Source data —

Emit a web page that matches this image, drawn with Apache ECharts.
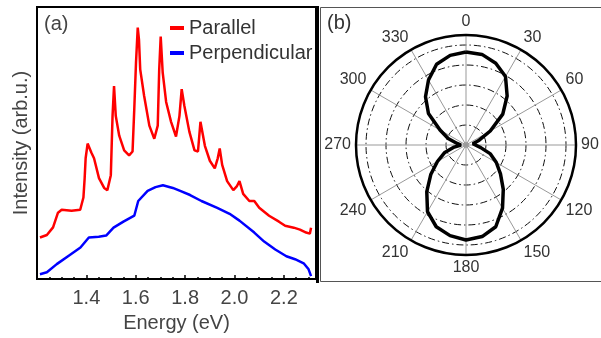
<!DOCTYPE html>
<html>
<head>
<meta charset="utf-8">
<script src="https://cdn.jsdelivr.net/npm/echarts@6/dist/echarts.min.js"></script>
<style>
  html, body { margin: 0; padding: 0; background: #fff; }
  #chart { width: 601px; height: 338px; }
</style>
</head>
<body>
<div id="chart"></div>
<script>
// panel (a): spectra (energy in eV, intensity in arb. units)
var parallelEnergy = [1.212, 1.24, 1.265, 1.285, 1.30, 1.34, 1.375, 1.388, 1.393, 1.397, 1.405, 1.411, 1.42, 1.431, 1.451, 1.472, 1.485, 1.499, 1.506, 1.512, 1.519, 1.533, 1.553, 1.573, 1.587, 1.594, 1.601, 1.608, 1.613, 1.618, 1.634, 1.655, 1.675, 1.689, 1.695, 1.701, 1.709, 1.723, 1.743, 1.763, 1.777, 1.786, 1.797, 1.817, 1.838, 1.852, 1.862, 1.868, 1.88, 1.90, 1.92, 1.932, 1.94, 1.95, 1.97, 1.995, 2.01, 2.02, 2.035, 2.06, 2.08, 2.10, 2.14, 2.18, 2.205, 2.24, 2.265, 2.29, 2.305, 2.31];
var parallel = [15.3, 16.2, 19, 24.4, 25.5, 25.1, 25.5, 30, 37, 44.4, 49.8, 49.2, 46.5, 44.4, 37.1, 33.5, 32.7, 38.2, 60, 70.9, 60, 52.7, 47.3, 45.5, 46.9, 62.5, 79.6, 92.4, 88, 77.1, 67.3, 56.4, 51.6, 56.4, 77.1, 89.1, 76, 65.1, 57.8, 52.4, 60, 69.8, 63.6, 54.2, 47.3, 46.9, 57.8, 58.5, 49, 43.5, 40.7, 44.4, 48, 42, 36, 32.7, 34.2, 36, 31.3, 28.7, 28.7, 26.2, 23.3, 21.1, 19.6, 18.9, 18.2, 17.1, 16.7, 18.9];
var perpendicularEnergy = [1.212, 1.24, 1.28, 1.33, 1.376, 1.41, 1.45, 1.48, 1.51, 1.55, 1.594, 1.61, 1.648, 1.68, 1.71, 1.75, 1.78, 1.82, 1.866, 1.93, 1.98, 2.02, 2.08, 2.12, 2.165, 2.21, 2.245, 2.28, 2.30, 2.31];
var perpendicular = [1.8, 2.5, 5.5, 8.7, 11.6, 15.3, 15.6, 16, 18.9, 21.1, 23.3, 28.7, 32.4, 33.8, 34.5, 33.5, 32.4, 30.9, 28.7, 26.2, 24, 21.5, 17.1, 13.8, 10.9, 8.4, 7.3, 5.8, 3.6, 1.1];

// panel (b): polar intensity vs angle (degrees)
var angles = [0, 10, 20, 30, 40, 50, 60, 70, 80, 90, 100, 110, 120, 130, 140, 150, 160, 170, 180, 190, 200, 210, 220, 230, 240, 250, 260, 270, 280, 290, 300, 310, 320, 330, 340, 350, 360];
var radii = [93, 92, 87, 79, 64, 48, 28, 14, 7, 5, 15, 26, 35, 45, 58, 73, 87, 93, 95, 92, 87, 77, 61, 46, 33, 23, 12, 5, 9, 19, 30, 49, 63, 75, 86, 91, 93];

var font = "Arial, 'Liberation Sans', sans-serif";

function pairs(xs, ys) {
  var out = [];
  for (var i = 0; i < xs.length; i++) {
    out.push([xs[i], ys[i]]);
  }
  return out;
}

var polarData = [];
for (var i = 0; i < angles.length; i++) {
  polarData.push([radii[i], angles[i]]);
}

var option = {
  animation: false,
  backgroundColor: '#fff',
  textStyle: { fontFamily: font },
  legend: {
    left: 165,
    top: 13,
    orient: 'vertical',
    itemWidth: 14,
    itemHeight: 4,
    itemGap: 5,
    icon: 'rect',
    textStyle: { fontSize: 20, color: '#333', fontFamily: font, lineHeight: 20 },
    data: ['Parallel', 'Perpendicular']
  },
  grid: {
    left: 37,
    top: 7,
    width: 279,
    height: 275,
    show: true,
    borderColor: '#000',
    borderWidth: 2
  },
  xAxis: {
    type: 'value',
    min: 1.2,
    max: 2.33,
    interval: 0.2,
    name: 'Energy (eV)',
    nameLocation: 'middle',
    nameGap: 33,
    nameTextStyle: { fontSize: 20, color: '#444', fontFamily: font },
    axisLine: { lineStyle: { color: '#000', width: 2 } },
    axisTick: { inside: true, length: 4, lineStyle: { color: '#000', width: 1.5 } },
    minorTick: { show: true, splitNumber: 4, length: 2, lineStyle: { color: '#000', width: 1.5 } },
    axisLabel: {
      margin: 9,
      fontSize: 20,
      color: '#444',
      fontFamily: font,
      showMinLabel: false,
      showMaxLabel: false,
      formatter: function (v) { return v.toFixed(1); }
    },
    splitLine: { show: false }
  },
  yAxis: {
    type: 'value',
    min: 0,
    max: 100,
    name: 'Intensity (arb.u.)',
    nameLocation: 'middle',
    nameGap: 6,
    nameTextStyle: { fontSize: 20, color: '#444', fontFamily: font },
    axisLine: { show: false },
    axisTick: { show: false },
    axisLabel: { show: false },
    splitLine: { show: false }
  },
  polar: {
    center: [466, 145],
    radius: 110
  },
  angleAxis: {
    type: 'value',
    min: 0,
    max: 360,
    interval: 30,
    startAngle: 90,
    clockwise: true,
    axisLine: { lineStyle: { color: '#000', width: 2.5 } },
    axisTick: { show: false },
    axisLabel: {
      margin: 5,
      fontSize: 16,
      color: '#333',
      fontFamily: font,
      formatter: function (v) { return v === 360 ? '' : String(v); }
    },
    splitLine: { show: true, lineStyle: { color: '#999', width: 1 } }
  },
  radiusAxis: {
    type: 'value',
    min: 0,
    max: 110,
    interval: 20,
    axisLine: { show: false },
    axisTick: { show: false },
    axisLabel: { show: false },
    splitLine: { show: true, lineStyle: { color: '#111', width: 1, type: [7, 3, 1.5, 3] } }
  },
  graphic: [
    { type: 'rect', shape: { x: 316, y: 6, width: 3, height: 277 }, style: { fill: '#000' }, z: 10 },
    { type: 'rect', shape: { x: 320.5, y: 7.5, width: 290, height: 274 }, style: { fill: null, stroke: '#555', lineWidth: 1 }, z: 10 },
    { type: 'text', left: 44, top: 14, style: { text: '(a)', fontSize: 20, fill: '#444', fontFamily: font }, z: 10 },
    { type: 'text', left: 327, top: 13, style: { text: '(b)', fontSize: 20, fill: '#333', fontFamily: font }, z: 10 }
  ],
  series: [
    {
      name: 'Parallel',
      type: 'line',
      data: pairs(parallelEnergy, parallel),
      showSymbol: false,
      color: '#ff0000',
      lineStyle: { width: 2.5 }
    },
    {
      name: 'Perpendicular',
      type: 'line',
      data: pairs(perpendicularEnergy, perpendicular),
      showSymbol: false,
      color: '#0000ff',
      lineStyle: { width: 2.5 }
    },
    {
      name: 'polar',
      type: 'line',
      coordinateSystem: 'polar',
      data: polarData,
      showSymbol: false,
      color: '#000',
      lineStyle: { width: 3.5 }
    },
    {
      name: 'center',
      type: 'scatter',
      coordinateSystem: 'polar',
      data: [[0, 0]],
      symbolSize: 6,
      itemStyle: { color: '#999' }
    }
  ]
};

var myChart = echarts.init(document.getElementById('chart'));
myChart.setOption(option);
</script>
</body>
</html>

Task statement — With the pictures left out, transcribe the material exactly.

Full answer —
Emit a web page that matches this image, drawn with Apache ECharts.
<!DOCTYPE html>
<html>
<head>
<meta charset="utf-8">
<script src="https://cdn.jsdelivr.net/npm/echarts@6/dist/echarts.min.js"></script>
<style>
  html, body { margin: 0; padding: 0; background: #fff; }
  #chart { width: 601px; height: 338px; }
</style>
</head>
<body>
<div id="chart"></div>
<script>
// panel (a): spectra (energy in eV, intensity in arb. units)
var parallelEnergy = [1.212, 1.24, 1.265, 1.285, 1.30, 1.34, 1.375, 1.388, 1.393, 1.397, 1.405, 1.411, 1.42, 1.431, 1.451, 1.472, 1.485, 1.499, 1.506, 1.512, 1.519, 1.533, 1.553, 1.573, 1.587, 1.594, 1.601, 1.608, 1.613, 1.618, 1.634, 1.655, 1.675, 1.689, 1.695, 1.701, 1.709, 1.723, 1.743, 1.763, 1.777, 1.786, 1.797, 1.817, 1.838, 1.852, 1.862, 1.868, 1.88, 1.90, 1.92, 1.932, 1.94, 1.95, 1.97, 1.995, 2.01, 2.02, 2.035, 2.06, 2.08, 2.10, 2.14, 2.18, 2.205, 2.24, 2.265, 2.29, 2.305, 2.31];
var parallel = [15.3, 16.2, 19, 24.4, 25.5, 25.1, 25.5, 30, 37, 44.4, 49.8, 49.2, 46.5, 44.4, 37.1, 33.5, 32.7, 38.2, 60, 70.9, 60, 52.7, 47.3, 45.5, 46.9, 62.5, 79.6, 92.4, 88, 77.1, 67.3, 56.4, 51.6, 56.4, 77.1, 89.1, 76, 65.1, 57.8, 52.4, 60, 69.8, 63.6, 54.2, 47.3, 46.9, 57.8, 58.5, 49, 43.5, 40.7, 44.4, 48, 42, 36, 32.7, 34.2, 36, 31.3, 28.7, 28.7, 26.2, 23.3, 21.1, 19.6, 18.9, 18.2, 17.1, 16.7, 18.9];
var perpendicularEnergy = [1.212, 1.24, 1.28, 1.33, 1.376, 1.41, 1.45, 1.48, 1.51, 1.55, 1.594, 1.61, 1.648, 1.68, 1.71, 1.75, 1.78, 1.82, 1.866, 1.93, 1.98, 2.02, 2.08, 2.12, 2.165, 2.21, 2.245, 2.28, 2.30, 2.31];
var perpendicular = [1.8, 2.5, 5.5, 8.7, 11.6, 15.3, 15.6, 16, 18.9, 21.1, 23.3, 28.7, 32.4, 33.8, 34.5, 33.5, 32.4, 30.9, 28.7, 26.2, 24, 21.5, 17.1, 13.8, 10.9, 8.4, 7.3, 5.8, 3.6, 1.1];

// panel (b): polar intensity vs angle (degrees)
var angles = [0, 10, 20, 30, 40, 50, 60, 70, 80, 90, 100, 110, 120, 130, 140, 150, 160, 170, 180, 190, 200, 210, 220, 230, 240, 250, 260, 270, 280, 290, 300, 310, 320, 330, 340, 350, 360];
var radii = [93, 92, 87, 79, 64, 48, 28, 14, 7, 5, 15, 26, 35, 45, 58, 73, 87, 93, 95, 92, 87, 77, 61, 46, 33, 23, 12, 5, 9, 19, 30, 49, 63, 75, 86, 91, 93];

var font = "Arial, 'Liberation Sans', sans-serif";

function pairs(xs, ys) {
  var out = [];
  for (var i = 0; i < xs.length; i++) {
    out.push([xs[i], ys[i]]);
  }
  return out;
}

var polarData = [];
for (var i = 0; i < angles.length; i++) {
  polarData.push([radii[i], angles[i]]);
}

var option = {
  animation: false,
  backgroundColor: '#fff',
  textStyle: { fontFamily: font },
  legend: {
    left: 165,
    top: 13,
    orient: 'vertical',
    itemWidth: 14,
    itemHeight: 4,
    itemGap: 5,
    icon: 'rect',
    textStyle: { fontSize: 20, color: '#333', fontFamily: font, lineHeight: 20 },
    data: ['Parallel', 'Perpendicular']
  },
  grid: {
    left: 37,
    top: 7,
    width: 279,
    height: 275,
    show: true,
    borderColor: '#000',
    borderWidth: 2
  },
  xAxis: {
    type: 'value',
    min: 1.2,
    max: 2.33,
    interval: 0.2,
    name: 'Energy (eV)',
    nameLocation: 'middle',
    nameGap: 33,
    nameTextStyle: { fontSize: 20, color: '#444', fontFamily: font },
    axisLine: { lineStyle: { color: '#000', width: 2 } },
    axisTick: { inside: true, length: 4, lineStyle: { color: '#000', width: 1.5 } },
    minorTick: { show: true, splitNumber: 4, length: 2, lineStyle: { color: '#000', width: 1.5 } },
    axisLabel: {
      margin: 9,
      fontSize: 20,
      color: '#444',
      fontFamily: font,
      showMinLabel: false,
      showMaxLabel: false,
      formatter: function (v) { return v.toFixed(1); }
    },
    splitLine: { show: false }
  },
  yAxis: {
    type: 'value',
    min: 0,
    max: 100,
    name: 'Intensity (arb.u.)',
    nameLocation: 'middle',
    nameGap: 6,
    nameTextStyle: { fontSize: 20, color: '#444', fontFamily: font },
    axisLine: { show: false },
    axisTick: { show: false },
    axisLabel: { show: false },
    splitLine: { show: false }
  },
  polar: {
    center: [466, 145],
    radius: 110
  },
  angleAxis: {
    type: 'value',
    min: 0,
    max: 360,
    interval: 30,
    startAngle: 90,
    clockwise: true,
    axisLine: { lineStyle: { color: '#000', width: 2.5 } },
    axisTick: { show: false },
    axisLabel: {
      margin: 5,
      fontSize: 16,
      color: '#333',
      fontFamily: font,
      formatter: function (v) { return v === 360 ? '' : String(v); }
    },
    splitLine: { show: true, lineStyle: { color: '#999', width: 1 } }
  },
  radiusAxis: {
    type: 'value',
    min: 0,
    max: 110,
    interval: 20,
    axisLine: { show: false },
    axisTick: { show: false },
    axisLabel: { show: false },
    splitLine: { show: true, lineStyle: { color: '#111', width: 1, type: [7, 3, 1.5, 3] } }
  },
  graphic: [
    { type: 'rect', shape: { x: 316, y: 6, width: 3, height: 277 }, style: { fill: '#000' }, z: 10 },
    { type: 'rect', shape: { x: 320.5, y: 7.5, width: 290, height: 274 }, style: { fill: null, stroke: '#555', lineWidth: 1 }, z: 10 },
    { type: 'text', left: 44, top: 14, style: { text: '(a)', fontSize: 20, fill: '#444', fontFamily: font }, z: 10 },
    { type: 'text', left: 327, top: 13, style: { text: '(b)', fontSize: 20, fill: '#333', fontFamily: font }, z: 10 }
  ],
  series: [
    {
      name: 'Parallel',
      type: 'line',
      data: pairs(parallelEnergy, parallel),
      showSymbol: false,
      color: '#ff0000',
      lineStyle: { width: 2.5 }
    },
    {
      name: 'Perpendicular',
      type: 'line',
      data: pairs(perpendicularEnergy, perpendicular),
      showSymbol: false,
      color: '#0000ff',
      lineStyle: { width: 2.5 }
    },
    {
      name: 'polar',
      type: 'line',
      coordinateSystem: 'polar',
      data: polarData,
      showSymbol: false,
      color: '#000',
      lineStyle: { width: 3.5 }
    },
    {
      name: 'center',
      type: 'scatter',
      coordinateSystem: 'polar',
      data: [[0, 0]],
      symbolSize: 6,
      itemStyle: { color: '#999' }
    }
  ]
};

var myChart = echarts.init(document.getElementById('chart'));
myChart.setOption(option);
</script>
</body>
</html>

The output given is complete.